BEGIN Information supplied

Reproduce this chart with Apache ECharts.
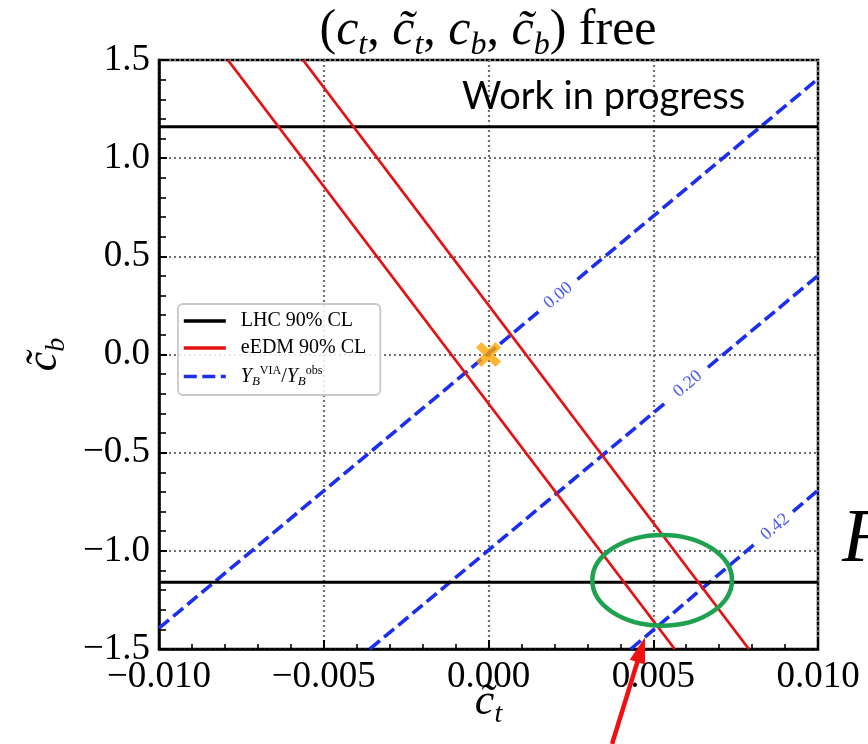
<!DOCTYPE html>
<html><head><meta charset="utf-8">
<script src="https://cdn.jsdelivr.net/npm/echarts@6/dist/echarts.min.js"></script>
<style>html,body{margin:0;padding:0;background:#fff}#c{width:868px;height:744px}</style>
</head><body><div id="c"></div>
<script>
// ---- data ----
const xRange = [-0.01, 0.01];
const yRange = [-1.5, 1.5];
const xInterval = 0.005;
const yInterval = 0.5;
const lhcLevels = [1.16, -1.16];
const eedmLine1 = [[-0.00791, 1.5], [0.00565, -1.5]];
const eedmLine2 = [[-0.00563, 1.5], [0.00790, -1.5]];
// Y_B ratio contours, each split where its in-line label sits
const contour000 = [[[-0.01, -1.394], [0.00155, 0.222]], [[0.0027, 0.383], [0.01, 1.404]]];
const contour020 = [[[-0.0036, -1.5], [0.00545, -0.235]], [[0.00666, -0.065], [0.01, 0.402]]];
const contour042 = [[[0.00432, -1.5], [0.00815, -0.955]], [[0.00924, -0.800], [0.01, -0.692]]];
const contourLabels = [[0.00212, 0.30, '0.00'], [0.00605, -0.15, '0.20'], [0.0087, -0.878, '0.42']];
const smPoint = [[0, 0]];
const ellipseCenter = [0.00527, -1.15];
const ellipseRadii = [0.00212, 0.231];
const arrowTail = [0.00375, -1.984];
const arrowTip = [0.00475, -1.44];
const legendNames = ['LHC 90% CL', 'eEDM 90% CL', 'YB'];

const RED = '#e41212', BLUE = '#1c2ef0', SERIF = 'Liberation Serif';
const X_PATH = 'path://M0,2.2 L2.2,0 L5,2.8 L7.8,0 L10,2.2 L7.2,5 L10,7.8 L7.8,10 L5,7.2 L2.2,10 L0,7.8 L2.8,5 Z';

function fmt(v, d) {
  if (Math.abs(v) < 1e-12) v = 0;
  return (v < 0 ? '\u2212' : '') + Math.abs(v).toFixed(d);
}

const series = [];
lhcLevels.forEach(v => series.push({
  type: 'line', name: legendNames[0], data: [[xRange[0], v], [xRange[1], v]], symbol: 'none',
  lineStyle: { color: '#000', width: 3 }, itemStyle: { color: '#000' }, z: 3
}));
[eedmLine1, eedmLine2].forEach(seg => series.push({
  type: 'line', name: legendNames[1], data: seg, symbol: 'none',
  lineStyle: { color: RED, width: 2.8 }, itemStyle: { color: RED }, z: 4
}));
[contour000, contour020, contour042].forEach(c => c.forEach(seg => series.push({
  type: 'line', name: legendNames[2], data: seg, symbol: 'none',
  lineStyle: { color: BLUE, width: 3.6, type: [13, 5.5] }, itemStyle: { color: BLUE }, z: 2
})));
series.push({
  type: 'scatter', data: contourLabels, symbolSize: 0, silent: true, z: 5,
  label: { show: true, position: 'inside', formatter: p => p.value[2], rotate: 40,
    color: BLUE, fontSize: 18, fontFamily: SERIF }
});
series.push({
  type: 'scatter', data: smPoint, symbol: X_PATH, symbolSize: 25, z: 6,
  itemStyle: { color: '#ffa500' }
});

const nameRich = {
  i: { fontSize: 44, fontFamily: SERIF, fontStyle: 'italic', color: '#000', lineHeight: 54 },
  s: { fontSize: 28, fontFamily: SERIF, fontStyle: 'italic', color: '#000', lineHeight: 28, verticalAlign: 'bottom' }
};

const chart = echarts.init(document.getElementById('c'), null, { renderer: 'canvas' });
const option = {
  animation: false,
  backgroundColor: '#fff',
  grid: { left: 159, top: 60, width: 659, height: 589, show: true, borderColor: '#000', borderWidth: 2.5,
    containLabel: false, outerBoundsMode: 'none' },
  xAxis: {
    type: 'value', min: xRange[0], max: xRange[1], interval: xInterval,
    axisLine: { show: true, onZero: false, lineStyle: { color: '#000', width: 2.5 } },
    axisTick: { show: true, inside: true, length: 9, lineStyle: { color: '#000', width: 2 } },
    minorTick: { show: true, splitNumber: 5, length: 5, lineStyle: { color: '#000', width: 1.6 } },
    splitLine: { show: true, lineStyle: { color: '#707070', width: 2.2, type: [2, 3] } },
    axisLabel: { formatter: v => fmt(v, 3), fontSize: 37, fontFamily: SERIF, color: '#000', margin: 10,
      showMinLabel: true, showMaxLabel: true },
    name: '{i|c\u0303}{s|t}', nameLocation: 'middle', nameGap: 26, nameMoveOverlap: false,
    nameTextStyle: { rich: nameRich }
  },
  yAxis: {
    type: 'value', min: yRange[0], max: yRange[1], interval: yInterval,
    axisLine: { show: true, onZero: false, lineStyle: { color: '#000', width: 2.5 } },
    axisTick: { show: true, inside: true, length: 8, lineStyle: { color: '#000', width: 2 } },
    minorTick: { show: true, splitNumber: 5, length: 7, lineStyle: { color: '#000', width: 1.6 } },
    splitLine: { show: true, lineStyle: { color: '#707070', width: 2.2, type: [2, 3] } },
    axisLabel: { formatter: v => fmt(v, 1), fontSize: 37, fontFamily: SERIF, color: '#000', margin: 9,
      showMinLabel: true, showMaxLabel: true },
    name: '{i|c\u0303}{s|b}', nameLocation: 'middle', nameGap: 88, nameRotate: 90, nameMoveOverlap: false,
    nameTextStyle: { rich: nameRich }
  },
  legend: {
    data: legendNames, orient: 'vertical', left: 178, top: 304, selectedMode: false,
    itemWidth: 42, itemHeight: 14, itemGap: 7, padding: [7, 14, 7, 4],
    itemStyle: { opacity: 0 }, lineStyle: { width: 3.6 },
    borderColor: '#c8c8c8', borderWidth: 1.8, borderRadius: 5, backgroundColor: 'rgba(255,255,255,0.85)',
    formatter: n => n === 'YB' ? '{it|Y}{sub|B}{sup|VIA}{n|/}{it|Y}{sub|B}{sup|obs}' : '{n|' + n + '}',
    textStyle: {
      padding: [0, 0, 0, 10],
      rich: {
        n: { fontSize: 20, fontFamily: SERIF, color: '#000', lineHeight: 23 },
        it: { fontSize: 20, fontFamily: SERIF, fontStyle: 'italic', color: '#000', lineHeight: 23 },
        sub: { fontSize: 13, fontFamily: SERIF, fontStyle: 'italic', color: '#000', lineHeight: 12, verticalAlign: 'bottom' },
        sup: { fontSize: 12, fontFamily: SERIF, color: '#000', lineHeight: 12, verticalAlign: 'top' }
      }
    }
  },
  series: series
};
chart.setOption(option);

// annotations placed through the grid's coordinate system
const P = v => chart.convertToPixel({ gridIndex: 0 }, v);
const c0 = P(ellipseCenter);
const cR = P([ellipseCenter[0] + ellipseRadii[0], ellipseCenter[1] + ellipseRadii[1]]);
const tip = P(arrowTip), tail = P(arrowTail);
const dx = tip[0] - tail[0], dy = tip[1] - tail[1], L = Math.hypot(dx, dy);
const ux = dx / L, uy = dy / L, headLen = 26, headHalf = 8;
const bx = tip[0] - ux * headLen, by = tip[1] - uy * headLen;

const titleRich = {
  p: { fontSize: 50, fontFamily: SERIF, fill: '#000', color: '#000', lineHeight: 62 },
  i: { fontSize: 50, fontFamily: SERIF, fontStyle: 'italic', fill: '#000', color: '#000', lineHeight: 62 },
  s: { fontSize: 32, fontFamily: SERIF, fontStyle: 'italic', fill: '#000', color: '#000', lineHeight: 32, verticalAlign: 'bottom' }
};

chart.setOption({
  graphic: [
    { type: 'text', x: 488, y: 31, z: 10,
      style: { text: '{p|(}{i|c}{s|t}{p|, }{i|c\u0303}{s|t}{p|, }{i|c}{s|b}{p|, }{i|c\u0303}{s|b}{p|) free}',
        rich: titleRich, align: 'center', verticalAlign: 'middle' } },
    { type: 'text', x: 462, y: 97, z: 10,
      style: { text: 'Work in progress', fontSize: 38, fontFamily: 'Lato', fill: '#000', align: 'left', verticalAlign: 'middle' } },
    { type: 'ellipse', z: 20, shape: { cx: c0[0], cy: c0[1], rx: cR[0] - c0[0], ry: c0[1] - cR[1] },
      style: { fill: 'none', stroke: '#1fa24f', lineWidth: 4.5 } },
    { type: 'line', z: 20, shape: { x1: tail[0], y1: tail[1], x2: bx + ux * 4, y2: by + uy * 4 },
      style: { stroke: '#f01010', lineWidth: 4.5 } },
    { type: 'polygon', z: 20, shape: { points: [tip, [bx - uy * headHalf, by + ux * headHalf], [bx + uy * headHalf, by - ux * headHalf]] },
      style: { fill: '#f01010' } },
    { type: 'text', x: 842, y: 541, z: 10,
      style: { text: 'F', fontSize: 76, fontFamily: SERIF, fontStyle: 'italic', fill: '#000', align: 'left', verticalAlign: 'middle' } }
  ]
});
</script></body></html>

END Information supplied

- _What to produce_
Leave out the pictures and restate, word for word, the lines from the top of the data through the line containing "const X_PATH = 'path://M0,2.2", both included.

- _Correct result_
Reproduce this chart with Apache ECharts.
<!DOCTYPE html>
<html><head><meta charset="utf-8">
<script src="https://cdn.jsdelivr.net/npm/echarts@6/dist/echarts.min.js"></script>
<style>html,body{margin:0;padding:0;background:#fff}#c{width:868px;height:744px}</style>
</head><body><div id="c"></div>
<script>
// ---- data ----
const xRange = [-0.01, 0.01];
const yRange = [-1.5, 1.5];
const xInterval = 0.005;
const yInterval = 0.5;
const lhcLevels = [1.16, -1.16];
const eedmLine1 = [[-0.00791, 1.5], [0.00565, -1.5]];
const eedmLine2 = [[-0.00563, 1.5], [0.00790, -1.5]];
// Y_B ratio contours, each split where its in-line label sits
const contour000 = [[[-0.01, -1.394], [0.00155, 0.222]], [[0.0027, 0.383], [0.01, 1.404]]];
const contour020 = [[[-0.0036, -1.5], [0.00545, -0.235]], [[0.00666, -0.065], [0.01, 0.402]]];
const contour042 = [[[0.00432, -1.5], [0.00815, -0.955]], [[0.00924, -0.800], [0.01, -0.692]]];
const contourLabels = [[0.00212, 0.30, '0.00'], [0.00605, -0.15, '0.20'], [0.0087, -0.878, '0.42']];
const smPoint = [[0, 0]];
const ellipseCenter = [0.00527, -1.15];
const ellipseRadii = [0.00212, 0.231];
const arrowTail = [0.00375, -1.984];
const arrowTip = [0.00475, -1.44];
const legendNames = ['LHC 90% CL', 'eEDM 90% CL', 'YB'];

const RED = '#e41212', BLUE = '#1c2ef0', SERIF = 'Liberation Serif';
const X_PATH = 'path://M0,2.2 L2.2,0 L5,2.8 L7.8,0 L10,2.2 L7.2,5 L10,7.8 L7.8,10 L5,7.2 L2.2,10 L0,7.8 L2.8,5 Z';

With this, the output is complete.